Prospectus Supplement to the Prospectus dated December 5, 2006.
1,750,000 Normal APEX
Goldman Sachs Capital II

5.793% Fixed-to-Floating Rate Normal APEX
(with a liquidation amount of $1,000 per security)
fully and unconditionally guaranteed, to the extent described herein, by

The Goldman Sachs Group, Inc.

We, The Goldman Sachs Group, Inc., will own all of the outstanding Trust Common Securities of the Goldman Sachs Capital II, a
Delaware statutory trust and will fully and unconditionally guarantee, on a junior subordinated basis, payment of amounts due on
5.793% Fixed-to-Floating Rate Normal Automatic Preferred Enhanced Capital Securities to the extent described in this prospectus
supplement. The Normal APEX are beneficial interests in the Trust. Your financial entitlements as a holder of Normal APEX generally
will correspond to the Trust's financial entitlements as a holder of the corresponding assets. The corresponding assets for each Normal
APEX, with a $1,000 liquidation amount, initially will be $1,000 principal amount of our Remarketable 5.593% Junior Subordinated
Notes due 2043, and a 1/100th, or $1,000, interest in a stock purchase contract between us and the Trust. Under the Contracts, the
Trust agrees to purchase, and we agree to sell, on the stock purchase date, one share of our perpetual Non-Cumulative Preferred
Stock, Series E, with a liquidation preference of $100,000 per share for $100,000 and we agree to make contract payments to the Trust.
The Trust will pass through to you amounts that it receives on the corresponding assets for the Normal APEX as distributions on, or the
redemption price of, Normal APEX.
The Trust will pledge the Notes and their proceeds to secure its obligation to pay the purchase price under the Contracts. We expect the
stock purchase date to be June 1, 2012 but in certain circ*mstances it may occur on an earlier date or as late as June 1, 2013. From
and after the stock purchase date, the corresponding asset for each Normal APEX will be a 1/100th, or $1,000, interest in one share of
Preferred.
Assuming that we do not elect to defer contract payments or interest payments on the Notes or to pay partial dividends or to skip
dividends on the Preferred, holders of Normal APEX will receive distributions on the $1,000 liquidation amount per Normal APEX:

· from May 15, 2007 through the later of June 1, 2012 and the stock purchase date, at a rate per annum of 5.793%, payable
semi-annually on each June 1 and December 1 (and on the stock purchase date, if not a June 1 or December 1), commencing
December 1, 2007 (or, if any such day is not a business day, on the next business day), and

· thereafter at a rate per annum equal to the greater of (x) three-month LIBOR for the related distribution period plus 0.7675%
and (y) 4.000%, payable quarterly on each March 1, June 1, September 1 and December 1 (or if any such date is not a
business day, on the next business day).
Distributions on the Normal APEX will be cumulative through the stock purchase date and non-cumulative thereafter.
The Normal APEX are perpetual and the Trust will redeem them only to the extent we redeem the Preferred or, prior to the stock
purchase date, if we redeem the Notes upon the occurrence of certain special events.
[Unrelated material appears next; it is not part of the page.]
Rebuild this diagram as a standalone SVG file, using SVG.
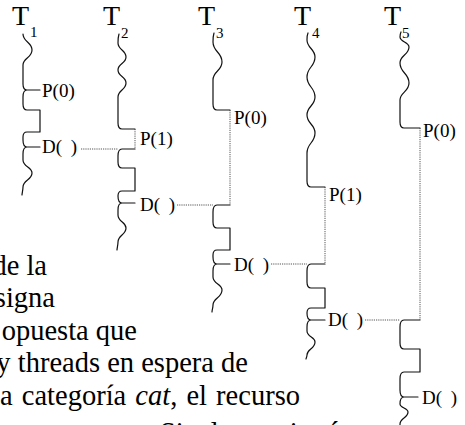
<svg xmlns="http://www.w3.org/2000/svg" width="465" height="425" viewBox="0 0 465 425">
<style>
.th{fill:none;stroke:#111;stroke-width:1.2;stroke-linejoin:round;stroke-linecap:round}
.dt{fill:none;stroke:#555;stroke-width:1;stroke-dasharray:1.2 1}
text{font-family:"Liberation Serif","Times New Roman",serif;fill:#000}
.tl{font-size:28px}
.sb{font-size:15px}
.lb{font-size:19px}
.dl{word-spacing:4px}
.pa{font-size:28.5px}
</style>
<rect width="465" height="425" fill="#fff"/>
<g id="connectors">
<path class="dt" d="M81,149 H118 M135,129 V149"/>
<path class="dt" d="M177,205 H213 M230,110 V205"/>
<path class="dt" d="M271,264 H307 M325,187 V264"/>
<path class="dt" d="M365,320 H400 M420,128 V320"/>
</g>
<g id="T1">
<text class="tl" x="12" y="25">T</text><text class="sb" x="30" y="37">1</text>
<path class="th" d="M23,34 c0,8 9,8 9,16 c0,8 -9,8 -9,15 V84 c0,4 1,6 4,6 H40 M27,90 c-3,0 -4,3 -4,7 V104 c0,4 1,6 4,6 H40 V132 H27 c-3,0 -4,2 -4,5 V140 c0,4 1,7 4,7 H40 M27,147 c-3,0 -4,3 -4,7 V160 c0,7 9,7 9,13 c0,7 -9,7 -9,14 c0,3 -1,6 -1,8"/>
<text class="lb" x="42" y="97">P(0)</text>
<text class="lb dl" x="42" y="153">D( )</text>
</g>
<g id="T2">
<text class="tl" x="103" y="25">T</text><text class="sb" x="121" y="38">2</text>
<path class="th" d="M119,34 c-1,3 -1,5 -1,9 c0,7 8,7 8,14 c0,7 -8,6 -8,13 c0,7 8,6 8,13 c0,7 -8,7 -8,14 V123 c0,4 1,6 4,6 H135 M135,149 H122 c-3,0 -4,3 -4,7 V162 c0,4 1,6 4,6 H135 V191 H122 c-3,0 -4,2 -4,5 c0,4 1,7 4,7 H135 M122,203 c-3,0 -4,3 -4,7 V215 c0,7 8,7 8,13 c0,7 -8,7 -8,14 c0,3 -1,6 -1,8"/>
<text class="lb" x="140" y="145">P(1)</text>
<text class="lb dl" x="140" y="211">D( )</text>
</g>
<g id="T3">
<text class="tl" x="198" y="25">T</text><text class="sb" x="216" y="38">3</text>
<path class="th" d="M214,33 c-1,3 -1,6 -1,9 c0,10 9,10 9,20 c0,9 -9,9 -9,18 V104 c0,4 1,6 4,6 H230 M230,205 H217 c-3,0 -4,3 -4,7 V222 c0,4 1,6 4,6 H230 V250 H217 c-3,0 -4,2 -4,5 V257 c0,4 1,7 4,7 H230 M217,264 c-3,0 -4,3 -4,7 V277 c0,7 9,7 9,13 c0,8 -9,8 -9,15 c0,3 -1,5 -1,7"/>
<text class="lb" x="234" y="124">P(0)</text>
<text class="lb dl" x="234" y="271">D( )</text>
</g>
<g id="T4">
<text class="tl" x="294" y="25">T</text><text class="sb" x="312" y="38">4</text>
<path class="th" d="M308,33 c-1,2 -1,5 -1,7 c0,8 8,9 8,17 c0,10 -8,10 -8,20 c0,10 8,10 8,20 c0,9 -8,9 -8,18 c0,9 8,9 8,18 c0,10 -8,10 -8,20 V181 c0,4 1,6 4,6 H325 M325,264 H311 c-3,0 -4,3 -4,7 V282 c0,4 1,6 4,6 H325 V308 H311 c-3,0 -4,2 -4,5 c0,4 1,7 4,7 H325 M311,320 c-3,0 -4,3 -4,7 V331 c0,6 8,6 8,11 c0,7 -8,7 -8,13 c0,2 -1,3 -1,4"/>
<text class="lb" x="329" y="201">P(1)</text>
<text class="lb dl" x="328" y="326">D( )</text>
</g>
<g id="T5">
<text class="tl" x="384" y="25">T</text><text class="sb" x="402" y="38">5</text>
<path class="th" d="M401,32 c-1,2 -1,3 -1,5 c0,5 9,5 9,10 c0,8 -9,8 -9,16 c0,10 9,10 9,20 c0,9 -9,9 -9,17 V122 c0,4 1,6 4,6 H420 M420,320 H404 c-3,0 -4,3 -4,7 V343 c0,4 1,6 4,6 H420 V372 H404 c-3,0 -4,3 -4,7 V390 c0,4 1,7 4,7 H418 M404,397 c-3,0 -4,3 -4,7 c0,4 8,4 8,8 c0,6 -8,6 -8,12 v4"/>
<text class="lb" x="423" y="137">P(0)</text>
<text class="lb dl" x="422" y="404">D( )</text>
</g>
<g id="paragraph">
<text class="pa" x="47" y="275" text-anchor="end">de la</text>
<text class="pa" x="55" y="307" text-anchor="end">signa</text>
<text class="pa" x="137" y="340" text-anchor="end">opuesta que</text>
<text class="pa" x="248" y="372" text-anchor="end">y threads en espera de</text>
<text class="pa" x="0" y="405" style="word-spacing:2px">a categoría <tspan font-style="italic">cat</tspan>, el recurso</text>
<text class="pa" y="442"><tspan x="160">Si</tspan><tspan x="198">el</tspan><tspan x="266">asignó</tspan></text>
</g>
</svg>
The Preferred by its terms is redeemable by us at
our option on any date on or after the later of June 1, 2012 and the stock purchase date. Any redemption is subject to the prior approval
of the Securities and Exchange Commission, as well as to our commitments in the Replacement Capital Covenant described in this
prospectus supplement. Unless the SEC agrees otherwise in writing, we will redeem the Preferred only if it is replaced with other
"allowable capital" within the meaning of the SEC's rules applicable to consolidated supervised entities -- for example, other common
stock or another series of perpetual non-cumulative preferred stock. For a further discussion on redemption, see "Description of the
Series E Preferred Stock -- Redemption" on page S-93.
Holders may exchange Normal APEX and U.S. treasury securities having a $1,000 principal amount per Normal APEX for like amounts
of Stripped APEX and Capital APEX, which are also beneficial interests in the Trust. Each Stripped APEX corresponds to a
1/100th interest in a Contract and $1,000 principal amount of U.S. treasury securities, and each Capital APEX corresponds to $1,000
principal amount of Notes.
Repayment of the Normal APEX and the Notes is not protected by any Federal agency or by the Securities Investor Protection
Corporation.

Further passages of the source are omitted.